TO DO
Make a tally of the lines in the records that include the string "matplotlib", and give only that number.

THE DATA
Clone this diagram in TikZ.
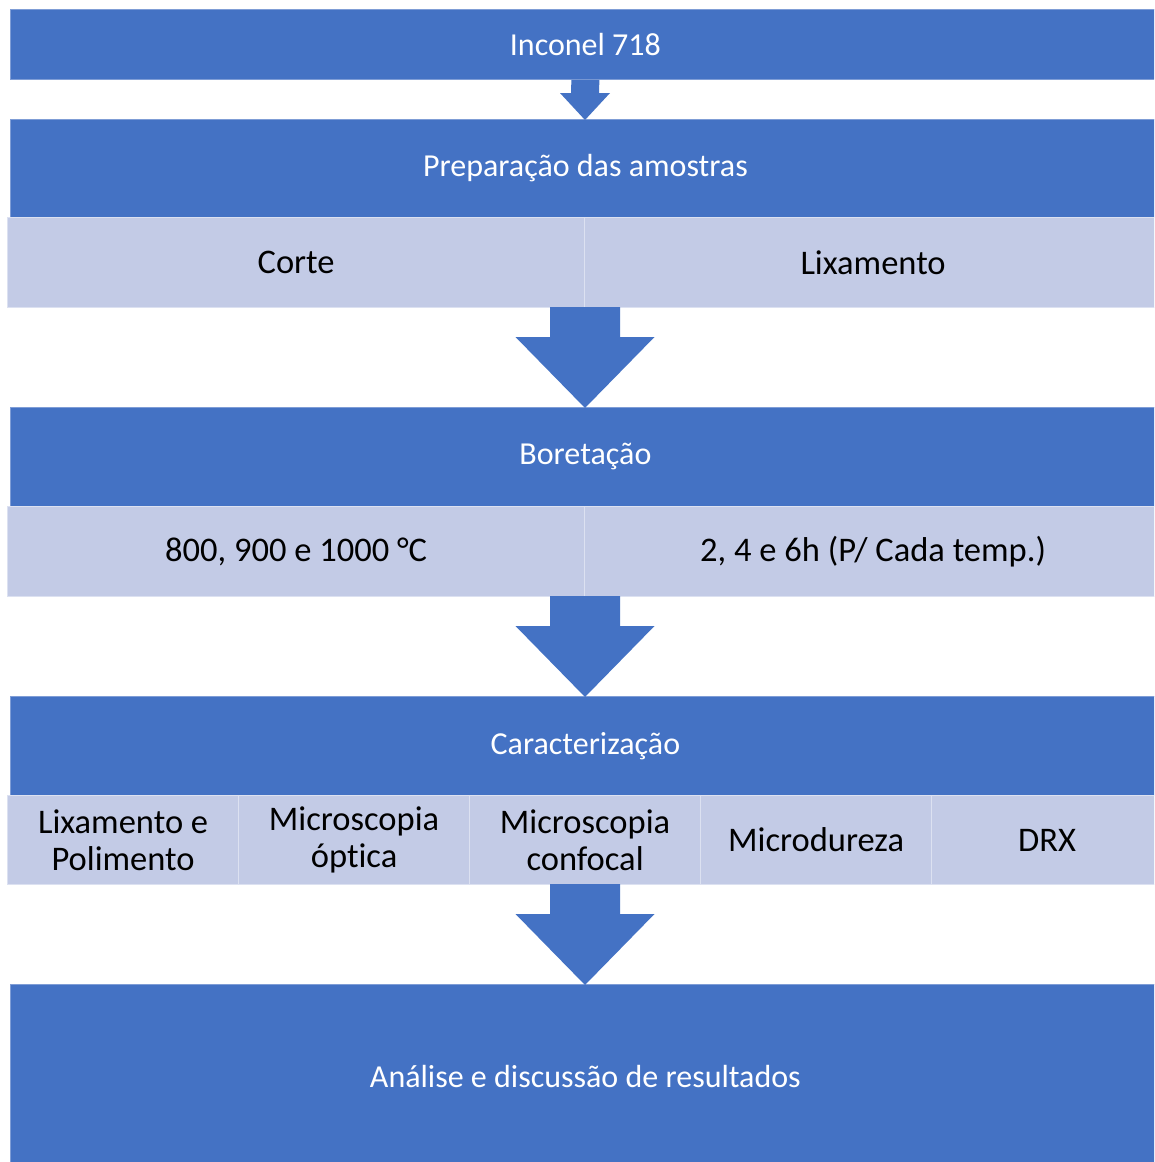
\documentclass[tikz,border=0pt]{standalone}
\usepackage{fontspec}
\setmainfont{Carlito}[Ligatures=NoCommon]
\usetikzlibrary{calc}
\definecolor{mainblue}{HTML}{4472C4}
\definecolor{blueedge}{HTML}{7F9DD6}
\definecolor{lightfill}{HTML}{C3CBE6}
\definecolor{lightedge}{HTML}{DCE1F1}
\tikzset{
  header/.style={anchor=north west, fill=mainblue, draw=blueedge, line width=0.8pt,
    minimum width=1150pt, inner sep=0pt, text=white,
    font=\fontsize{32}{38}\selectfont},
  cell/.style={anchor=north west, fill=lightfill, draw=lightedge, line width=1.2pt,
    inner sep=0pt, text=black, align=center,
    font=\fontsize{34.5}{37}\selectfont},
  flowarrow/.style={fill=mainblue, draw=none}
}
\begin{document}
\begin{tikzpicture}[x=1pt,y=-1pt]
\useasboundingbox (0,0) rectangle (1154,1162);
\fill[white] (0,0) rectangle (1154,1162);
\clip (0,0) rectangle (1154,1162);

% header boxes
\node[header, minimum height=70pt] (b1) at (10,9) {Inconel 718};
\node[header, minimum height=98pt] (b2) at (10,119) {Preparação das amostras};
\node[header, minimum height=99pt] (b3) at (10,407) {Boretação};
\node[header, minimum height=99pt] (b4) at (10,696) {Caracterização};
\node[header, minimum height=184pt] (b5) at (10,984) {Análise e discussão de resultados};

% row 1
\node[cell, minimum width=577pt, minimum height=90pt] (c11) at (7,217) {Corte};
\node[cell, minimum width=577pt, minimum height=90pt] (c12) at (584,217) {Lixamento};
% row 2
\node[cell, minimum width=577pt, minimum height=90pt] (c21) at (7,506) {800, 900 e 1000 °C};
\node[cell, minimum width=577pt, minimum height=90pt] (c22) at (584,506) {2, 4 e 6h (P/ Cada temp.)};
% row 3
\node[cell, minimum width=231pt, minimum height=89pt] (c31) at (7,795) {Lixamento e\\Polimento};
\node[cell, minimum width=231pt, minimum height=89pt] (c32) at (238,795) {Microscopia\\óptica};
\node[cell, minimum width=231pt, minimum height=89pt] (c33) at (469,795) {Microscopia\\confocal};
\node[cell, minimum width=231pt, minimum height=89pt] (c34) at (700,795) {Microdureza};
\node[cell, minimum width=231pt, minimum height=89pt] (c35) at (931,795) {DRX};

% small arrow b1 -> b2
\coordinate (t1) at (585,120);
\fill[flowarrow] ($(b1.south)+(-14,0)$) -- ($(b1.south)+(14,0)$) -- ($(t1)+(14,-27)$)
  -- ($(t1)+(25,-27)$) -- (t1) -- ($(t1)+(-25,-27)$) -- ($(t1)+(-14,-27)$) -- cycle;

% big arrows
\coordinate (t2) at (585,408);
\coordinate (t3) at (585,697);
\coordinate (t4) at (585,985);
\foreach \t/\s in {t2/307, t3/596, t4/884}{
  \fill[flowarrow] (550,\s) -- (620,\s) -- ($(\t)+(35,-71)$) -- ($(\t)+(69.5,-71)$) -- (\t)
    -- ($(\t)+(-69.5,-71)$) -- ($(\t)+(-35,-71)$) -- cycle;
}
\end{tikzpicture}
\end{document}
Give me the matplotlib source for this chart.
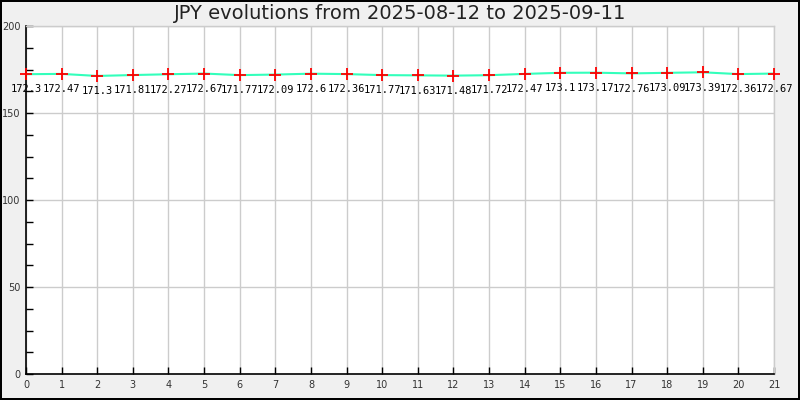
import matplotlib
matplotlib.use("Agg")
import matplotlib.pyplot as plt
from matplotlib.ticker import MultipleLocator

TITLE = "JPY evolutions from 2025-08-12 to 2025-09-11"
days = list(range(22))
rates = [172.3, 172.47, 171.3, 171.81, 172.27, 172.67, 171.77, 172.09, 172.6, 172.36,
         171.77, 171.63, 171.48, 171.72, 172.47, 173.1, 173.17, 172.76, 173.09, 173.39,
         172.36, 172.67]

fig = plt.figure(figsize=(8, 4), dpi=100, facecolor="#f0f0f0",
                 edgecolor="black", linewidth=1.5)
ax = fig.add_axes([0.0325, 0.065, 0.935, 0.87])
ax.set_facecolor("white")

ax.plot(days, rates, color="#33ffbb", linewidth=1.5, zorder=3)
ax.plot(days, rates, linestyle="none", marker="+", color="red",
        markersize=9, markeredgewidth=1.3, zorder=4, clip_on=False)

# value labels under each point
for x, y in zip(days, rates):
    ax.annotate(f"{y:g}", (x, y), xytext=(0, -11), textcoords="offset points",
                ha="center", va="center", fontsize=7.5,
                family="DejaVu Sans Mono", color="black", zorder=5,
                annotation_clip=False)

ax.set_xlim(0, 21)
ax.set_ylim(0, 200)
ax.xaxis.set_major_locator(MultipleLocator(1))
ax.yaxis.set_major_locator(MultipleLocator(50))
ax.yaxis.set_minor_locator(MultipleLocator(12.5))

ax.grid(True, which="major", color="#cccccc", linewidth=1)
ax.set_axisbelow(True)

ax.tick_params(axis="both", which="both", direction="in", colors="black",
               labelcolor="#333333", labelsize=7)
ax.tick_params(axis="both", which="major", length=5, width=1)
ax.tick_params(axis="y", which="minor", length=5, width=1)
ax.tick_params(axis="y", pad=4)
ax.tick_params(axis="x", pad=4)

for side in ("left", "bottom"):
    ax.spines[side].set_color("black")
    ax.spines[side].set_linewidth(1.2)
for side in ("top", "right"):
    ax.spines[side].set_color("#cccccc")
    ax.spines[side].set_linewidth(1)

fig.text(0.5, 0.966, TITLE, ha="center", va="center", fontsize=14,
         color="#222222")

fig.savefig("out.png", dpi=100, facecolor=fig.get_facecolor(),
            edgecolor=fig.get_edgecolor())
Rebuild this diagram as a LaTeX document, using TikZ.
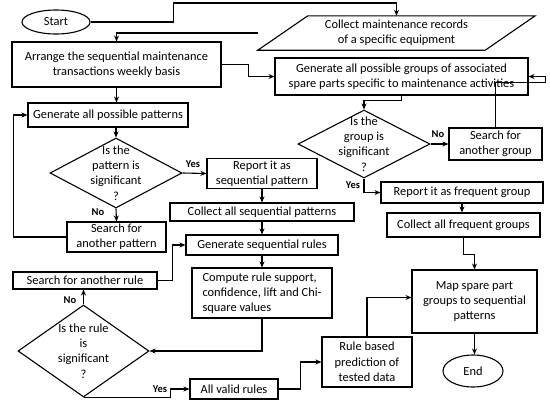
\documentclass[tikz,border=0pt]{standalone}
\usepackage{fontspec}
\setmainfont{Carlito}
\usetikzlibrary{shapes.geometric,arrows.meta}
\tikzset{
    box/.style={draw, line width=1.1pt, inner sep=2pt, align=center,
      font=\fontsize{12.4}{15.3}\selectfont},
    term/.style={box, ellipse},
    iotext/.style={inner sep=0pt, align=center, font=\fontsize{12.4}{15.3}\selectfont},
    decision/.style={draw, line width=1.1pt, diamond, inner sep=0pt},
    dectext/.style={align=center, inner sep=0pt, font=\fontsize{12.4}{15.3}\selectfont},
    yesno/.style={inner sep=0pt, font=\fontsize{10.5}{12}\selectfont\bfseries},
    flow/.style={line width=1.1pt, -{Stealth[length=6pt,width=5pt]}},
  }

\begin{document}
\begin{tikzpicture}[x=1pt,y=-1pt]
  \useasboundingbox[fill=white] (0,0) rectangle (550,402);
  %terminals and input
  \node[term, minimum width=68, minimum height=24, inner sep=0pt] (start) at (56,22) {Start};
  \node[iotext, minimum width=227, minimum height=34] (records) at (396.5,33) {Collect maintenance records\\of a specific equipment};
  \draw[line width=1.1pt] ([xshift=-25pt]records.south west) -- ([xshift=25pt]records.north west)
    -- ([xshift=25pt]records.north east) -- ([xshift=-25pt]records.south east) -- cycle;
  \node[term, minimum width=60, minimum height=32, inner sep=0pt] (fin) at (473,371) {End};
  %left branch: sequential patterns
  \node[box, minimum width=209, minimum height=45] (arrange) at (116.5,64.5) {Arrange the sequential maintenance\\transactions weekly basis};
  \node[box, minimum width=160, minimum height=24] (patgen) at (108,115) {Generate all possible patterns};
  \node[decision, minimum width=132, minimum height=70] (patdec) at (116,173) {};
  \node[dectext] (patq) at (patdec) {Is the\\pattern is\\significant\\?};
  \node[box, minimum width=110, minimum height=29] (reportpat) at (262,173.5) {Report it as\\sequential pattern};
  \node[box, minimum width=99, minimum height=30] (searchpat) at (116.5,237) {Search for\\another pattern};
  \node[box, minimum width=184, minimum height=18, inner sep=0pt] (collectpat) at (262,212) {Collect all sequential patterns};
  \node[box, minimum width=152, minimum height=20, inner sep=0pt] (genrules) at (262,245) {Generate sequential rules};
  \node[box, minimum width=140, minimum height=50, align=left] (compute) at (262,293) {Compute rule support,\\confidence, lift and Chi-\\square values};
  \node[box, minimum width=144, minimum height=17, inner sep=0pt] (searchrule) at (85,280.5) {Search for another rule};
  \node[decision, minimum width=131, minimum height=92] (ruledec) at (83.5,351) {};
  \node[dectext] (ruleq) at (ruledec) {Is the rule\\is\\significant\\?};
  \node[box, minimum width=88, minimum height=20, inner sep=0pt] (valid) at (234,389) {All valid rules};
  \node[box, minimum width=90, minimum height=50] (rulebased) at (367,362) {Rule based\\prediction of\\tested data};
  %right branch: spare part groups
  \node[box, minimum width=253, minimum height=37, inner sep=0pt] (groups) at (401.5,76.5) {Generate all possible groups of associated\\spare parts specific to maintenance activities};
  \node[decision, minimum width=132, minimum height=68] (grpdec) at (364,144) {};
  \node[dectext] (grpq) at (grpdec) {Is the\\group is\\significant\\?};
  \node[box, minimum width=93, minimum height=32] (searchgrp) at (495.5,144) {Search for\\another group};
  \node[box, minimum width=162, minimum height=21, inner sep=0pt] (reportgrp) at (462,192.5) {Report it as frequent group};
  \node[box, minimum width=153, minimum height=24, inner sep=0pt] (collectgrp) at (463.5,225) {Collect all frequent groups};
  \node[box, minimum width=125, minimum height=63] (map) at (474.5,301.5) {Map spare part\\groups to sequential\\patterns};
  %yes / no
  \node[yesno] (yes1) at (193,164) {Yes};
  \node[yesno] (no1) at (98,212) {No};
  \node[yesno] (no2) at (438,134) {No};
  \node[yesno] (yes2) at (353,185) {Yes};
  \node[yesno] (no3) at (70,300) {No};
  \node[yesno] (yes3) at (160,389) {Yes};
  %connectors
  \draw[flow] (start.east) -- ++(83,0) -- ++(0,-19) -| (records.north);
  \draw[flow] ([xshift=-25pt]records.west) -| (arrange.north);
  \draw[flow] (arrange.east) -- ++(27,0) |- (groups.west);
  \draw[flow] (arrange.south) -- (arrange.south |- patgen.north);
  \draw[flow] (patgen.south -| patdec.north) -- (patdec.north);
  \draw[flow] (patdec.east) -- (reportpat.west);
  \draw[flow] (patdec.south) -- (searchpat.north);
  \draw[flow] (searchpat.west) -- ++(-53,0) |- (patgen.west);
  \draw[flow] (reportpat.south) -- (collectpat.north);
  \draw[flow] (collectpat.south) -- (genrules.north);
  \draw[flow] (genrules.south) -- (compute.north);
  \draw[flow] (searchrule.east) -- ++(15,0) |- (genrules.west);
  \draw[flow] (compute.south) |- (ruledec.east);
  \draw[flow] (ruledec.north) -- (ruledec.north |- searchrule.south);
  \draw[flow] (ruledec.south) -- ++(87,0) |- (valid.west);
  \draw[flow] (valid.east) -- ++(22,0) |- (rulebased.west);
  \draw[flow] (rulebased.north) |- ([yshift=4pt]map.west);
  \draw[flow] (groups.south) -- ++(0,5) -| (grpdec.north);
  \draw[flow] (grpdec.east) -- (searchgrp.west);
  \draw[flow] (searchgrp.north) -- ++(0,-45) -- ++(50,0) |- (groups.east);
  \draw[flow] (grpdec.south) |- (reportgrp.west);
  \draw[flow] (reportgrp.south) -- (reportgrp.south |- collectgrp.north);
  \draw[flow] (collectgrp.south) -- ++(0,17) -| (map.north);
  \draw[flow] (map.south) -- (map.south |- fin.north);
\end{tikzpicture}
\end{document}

RESPONSE FOR THIS EXERCISE
5